━━━ Given material ━━━

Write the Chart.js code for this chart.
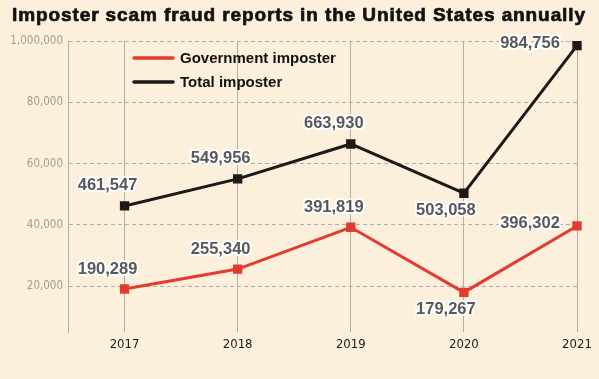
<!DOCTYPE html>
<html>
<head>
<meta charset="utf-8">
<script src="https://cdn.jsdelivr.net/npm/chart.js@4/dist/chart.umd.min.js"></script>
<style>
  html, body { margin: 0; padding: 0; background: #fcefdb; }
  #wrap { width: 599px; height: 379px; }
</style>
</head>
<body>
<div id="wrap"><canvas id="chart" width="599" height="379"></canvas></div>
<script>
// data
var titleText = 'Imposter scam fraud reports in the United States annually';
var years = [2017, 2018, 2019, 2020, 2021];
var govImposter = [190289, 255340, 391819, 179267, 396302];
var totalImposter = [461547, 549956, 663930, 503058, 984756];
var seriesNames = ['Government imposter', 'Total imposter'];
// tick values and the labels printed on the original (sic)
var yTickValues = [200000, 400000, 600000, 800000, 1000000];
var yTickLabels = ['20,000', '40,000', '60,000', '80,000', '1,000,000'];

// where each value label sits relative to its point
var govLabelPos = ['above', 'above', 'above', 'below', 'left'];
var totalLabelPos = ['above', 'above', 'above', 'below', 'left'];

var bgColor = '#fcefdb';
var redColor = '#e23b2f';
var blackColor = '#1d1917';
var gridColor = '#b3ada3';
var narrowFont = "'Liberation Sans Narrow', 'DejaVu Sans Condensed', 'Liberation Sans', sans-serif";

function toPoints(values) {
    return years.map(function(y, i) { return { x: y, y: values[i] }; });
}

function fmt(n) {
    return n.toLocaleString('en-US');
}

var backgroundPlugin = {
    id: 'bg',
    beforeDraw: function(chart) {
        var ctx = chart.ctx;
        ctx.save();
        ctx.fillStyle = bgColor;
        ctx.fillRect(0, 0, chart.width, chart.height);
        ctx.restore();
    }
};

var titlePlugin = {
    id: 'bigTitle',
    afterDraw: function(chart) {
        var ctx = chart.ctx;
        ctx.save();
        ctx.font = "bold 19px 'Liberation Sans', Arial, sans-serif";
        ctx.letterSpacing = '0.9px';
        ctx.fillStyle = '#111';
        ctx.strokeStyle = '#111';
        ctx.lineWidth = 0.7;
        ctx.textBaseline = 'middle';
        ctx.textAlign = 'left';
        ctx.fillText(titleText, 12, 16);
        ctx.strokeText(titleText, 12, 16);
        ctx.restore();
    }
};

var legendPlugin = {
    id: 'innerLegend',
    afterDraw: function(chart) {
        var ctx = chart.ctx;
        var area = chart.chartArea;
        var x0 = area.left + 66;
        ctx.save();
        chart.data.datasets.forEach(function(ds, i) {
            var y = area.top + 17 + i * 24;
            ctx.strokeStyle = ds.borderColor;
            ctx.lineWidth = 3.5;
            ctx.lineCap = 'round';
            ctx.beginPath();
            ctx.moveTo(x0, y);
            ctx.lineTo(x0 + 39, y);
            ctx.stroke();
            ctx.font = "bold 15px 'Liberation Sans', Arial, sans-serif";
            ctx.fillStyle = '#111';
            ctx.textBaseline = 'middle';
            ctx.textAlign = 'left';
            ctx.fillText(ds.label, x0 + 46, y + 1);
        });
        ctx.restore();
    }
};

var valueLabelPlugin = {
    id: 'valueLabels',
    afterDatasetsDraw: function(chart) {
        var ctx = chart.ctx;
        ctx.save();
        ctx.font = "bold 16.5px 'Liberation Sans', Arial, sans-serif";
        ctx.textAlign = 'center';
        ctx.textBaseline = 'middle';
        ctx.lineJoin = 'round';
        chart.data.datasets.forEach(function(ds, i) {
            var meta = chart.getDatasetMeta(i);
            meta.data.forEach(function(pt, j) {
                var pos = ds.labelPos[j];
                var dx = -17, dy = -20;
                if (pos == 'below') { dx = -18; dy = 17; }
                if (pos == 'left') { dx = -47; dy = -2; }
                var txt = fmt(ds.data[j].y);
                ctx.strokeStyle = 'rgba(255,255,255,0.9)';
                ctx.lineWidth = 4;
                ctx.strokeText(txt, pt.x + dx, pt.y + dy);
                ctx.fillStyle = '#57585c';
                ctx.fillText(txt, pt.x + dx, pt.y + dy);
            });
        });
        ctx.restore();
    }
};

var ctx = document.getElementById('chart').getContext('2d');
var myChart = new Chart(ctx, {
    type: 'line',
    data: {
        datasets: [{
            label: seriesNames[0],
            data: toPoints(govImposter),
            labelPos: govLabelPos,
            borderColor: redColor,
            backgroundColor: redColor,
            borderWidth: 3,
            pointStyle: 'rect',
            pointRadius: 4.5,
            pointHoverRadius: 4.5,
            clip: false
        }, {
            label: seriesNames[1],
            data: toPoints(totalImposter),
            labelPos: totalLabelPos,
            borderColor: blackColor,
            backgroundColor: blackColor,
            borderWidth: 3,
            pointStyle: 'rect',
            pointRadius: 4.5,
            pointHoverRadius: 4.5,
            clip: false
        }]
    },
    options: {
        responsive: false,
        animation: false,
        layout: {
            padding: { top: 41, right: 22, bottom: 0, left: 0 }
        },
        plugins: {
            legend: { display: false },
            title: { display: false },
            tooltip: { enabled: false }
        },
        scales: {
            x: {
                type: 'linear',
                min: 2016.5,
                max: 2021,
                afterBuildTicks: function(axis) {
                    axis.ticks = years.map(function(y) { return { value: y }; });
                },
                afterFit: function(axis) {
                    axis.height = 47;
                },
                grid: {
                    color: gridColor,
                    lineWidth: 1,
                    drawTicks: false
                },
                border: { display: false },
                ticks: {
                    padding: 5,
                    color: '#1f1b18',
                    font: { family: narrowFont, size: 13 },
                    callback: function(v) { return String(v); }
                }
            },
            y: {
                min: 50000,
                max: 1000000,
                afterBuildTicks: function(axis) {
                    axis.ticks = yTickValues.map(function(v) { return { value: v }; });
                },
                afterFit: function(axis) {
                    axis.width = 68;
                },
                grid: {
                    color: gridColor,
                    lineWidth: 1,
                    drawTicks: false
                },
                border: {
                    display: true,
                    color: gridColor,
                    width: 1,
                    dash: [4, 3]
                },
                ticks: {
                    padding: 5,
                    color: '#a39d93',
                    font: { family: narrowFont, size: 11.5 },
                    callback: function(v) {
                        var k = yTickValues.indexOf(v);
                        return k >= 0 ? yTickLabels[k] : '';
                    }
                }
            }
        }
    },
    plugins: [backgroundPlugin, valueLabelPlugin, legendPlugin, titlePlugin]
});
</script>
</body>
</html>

━━━

* **Exercise goal**
Pictures are to be left out; repeat all the remaining data exactly.

* **Correct response**
Write the Chart.js code for this chart.
<!DOCTYPE html>
<html>
<head>
<meta charset="utf-8">
<script src="https://cdn.jsdelivr.net/npm/chart.js@4/dist/chart.umd.min.js"></script>
<style>
  html, body { margin: 0; padding: 0; background: #fcefdb; }
  #wrap { width: 599px; height: 379px; }
</style>
</head>
<body>
<div id="wrap"><canvas id="chart" width="599" height="379"></canvas></div>
<script>
// data
var titleText = 'Imposter scam fraud reports in the United States annually';
var years = [2017, 2018, 2019, 2020, 2021];
var govImposter = [190289, 255340, 391819, 179267, 396302];
var totalImposter = [461547, 549956, 663930, 503058, 984756];
var seriesNames = ['Government imposter', 'Total imposter'];
// tick values and the labels printed on the original (sic)
var yTickValues = [200000, 400000, 600000, 800000, 1000000];
var yTickLabels = ['20,000', '40,000', '60,000', '80,000', '1,000,000'];

// where each value label sits relative to its point
var govLabelPos = ['above', 'above', 'above', 'below', 'left'];
var totalLabelPos = ['above', 'above', 'above', 'below', 'left'];

var bgColor = '#fcefdb';
var redColor = '#e23b2f';
var blackColor = '#1d1917';
var gridColor = '#b3ada3';
var narrowFont = "'Liberation Sans Narrow', 'DejaVu Sans Condensed', 'Liberation Sans', sans-serif";

function toPoints(values) {
    return years.map(function(y, i) { return { x: y, y: values[i] }; });
}

function fmt(n) {
    return n.toLocaleString('en-US');
}

var backgroundPlugin = {
    id: 'bg',
    beforeDraw: function(chart) {
        var ctx = chart.ctx;
        ctx.save();
        ctx.fillStyle = bgColor;
        ctx.fillRect(0, 0, chart.width, chart.height);
        ctx.restore();
    }
};

var titlePlugin = {
    id: 'bigTitle',
    afterDraw: function(chart) {
        var ctx = chart.ctx;
        ctx.save();
        ctx.font = "bold 19px 'Liberation Sans', Arial, sans-serif";
        ctx.letterSpacing = '0.9px';
        ctx.fillStyle = '#111';
        ctx.strokeStyle = '#111';
        ctx.lineWidth = 0.7;
        ctx.textBaseline = 'middle';
        ctx.textAlign = 'left';
        ctx.fillText(titleText, 12, 16);
        ctx.strokeText(titleText, 12, 16);
        ctx.restore();
    }
};

var legendPlugin = {
    id: 'innerLegend',
    afterDraw: function(chart) {
        var ctx = chart.ctx;
        var area = chart.chartArea;
        var x0 = area.left + 66;
        ctx.save();
        chart.data.datasets.forEach(function(ds, i) {
            var y = area.top + 17 + i * 24;
            ctx.strokeStyle = ds.borderColor;
            ctx.lineWidth = 3.5;
            ctx.lineCap = 'round';
            ctx.beginPath();
            ctx.moveTo(x0, y);
            ctx.lineTo(x0 + 39, y);
            ctx.stroke();
            ctx.font = "bold 15px 'Liberation Sans', Arial, sans-serif";
            ctx.fillStyle = '#111';
            ctx.textBaseline = 'middle';
            ctx.textAlign = 'left';
            ctx.fillText(ds.label, x0 + 46, y + 1);
        });
        ctx.restore();
    }
};

var valueLabelPlugin = {
    id: 'valueLabels',
    afterDatasetsDraw: function(chart) {
        var ctx = chart.ctx;
        ctx.save();
        ctx.font = "bold 16.5px 'Liberation Sans', Arial, sans-serif";
        ctx.textAlign = 'center';
        ctx.textBaseline = 'middle';
        ctx.lineJoin = 'round';
        chart.data.datasets.forEach(function(ds, i) {
            var meta = chart.getDatasetMeta(i);
            meta.data.forEach(function(pt, j) {
                var pos = ds.labelPos[j];
                var dx = -17, dy = -20;
                if (pos == 'below') { dx = -18; dy = 17; }
                if (pos == 'left') { dx = -47; dy = -2; }
                var txt = fmt(ds.data[j].y);
                ctx.strokeStyle = 'rgba(255,255,255,0.9)';
                ctx.lineWidth = 4;
                ctx.strokeText(txt, pt.x + dx, pt.y + dy);
                ctx.fillStyle = '#57585c';
                ctx.fillText(txt, pt.x + dx, pt.y + dy);
            });
        });
        ctx.restore();
    }
};

var ctx = document.getElementById('chart').getContext('2d');
var myChart = new Chart(ctx, {
    type: 'line',
    data: {
        datasets: [{
            label: seriesNames[0],
            data: toPoints(govImposter),
            labelPos: govLabelPos,
            borderColor: redColor,
            backgroundColor: redColor,
            borderWidth: 3,
            pointStyle: 'rect',
            pointRadius: 4.5,
            pointHoverRadius: 4.5,
            clip: false
        }, {
            label: seriesNames[1],
            data: toPoints(totalImposter),
            labelPos: totalLabelPos,
            borderColor: blackColor,
            backgroundColor: blackColor,
            borderWidth: 3,
            pointStyle: 'rect',
            pointRadius: 4.5,
            pointHoverRadius: 4.5,
            clip: false
        }]
    },
    options: {
        responsive: false,
        animation: false,
        layout: {
            padding: { top: 41, right: 22, bottom: 0, left: 0 }
        },
        plugins: {
            legend: { display: false },
            title: { display: false },
            tooltip: { enabled: false }
        },
        scales: {
            x: {
                type: 'linear',
                min: 2016.5,
                max: 2021,
                afterBuildTicks: function(axis) {
                    axis.ticks = years.map(function(y) { return { value: y }; });
                },
                afterFit: function(axis) {
                    axis.height = 47;
                },
                grid: {
                    color: gridColor,
                    lineWidth: 1,
                    drawTicks: false
                },
                border: { display: false },
                ticks: {
                    padding: 5,
                    color: '#1f1b18',
                    font: { family: narrowFont, size: 13 },
                    callback: function(v) { return String(v); }
                }
            },
            y: {
                min: 50000,
                max: 1000000,
                afterBuildTicks: function(axis) {
                    axis.ticks = yTickValues.map(function(v) { return { value: v }; });
                },
                afterFit: function(axis) {
                    axis.width = 68;
                },
                grid: {
                    color: gridColor,
                    lineWidth: 1,
                    drawTicks: false
                },
                border: {
                    display: true,
                    color: gridColor,
                    width: 1,
                    dash: [4, 3]
                },
                ticks: {
                    padding: 5,
                    color: '#a39d93',
                    font: { family: narrowFont, size: 11.5 },
                    callback: function(v) {
                        var k = yTickValues.indexOf(v);
                        return k >= 0 ? yTickLabels[k] : '';
                    }
                }
            }
        }
    },
    plugins: [backgroundPlugin, valueLabelPlugin, legendPlugin, titlePlugin]
});
</script>
</body>
</html>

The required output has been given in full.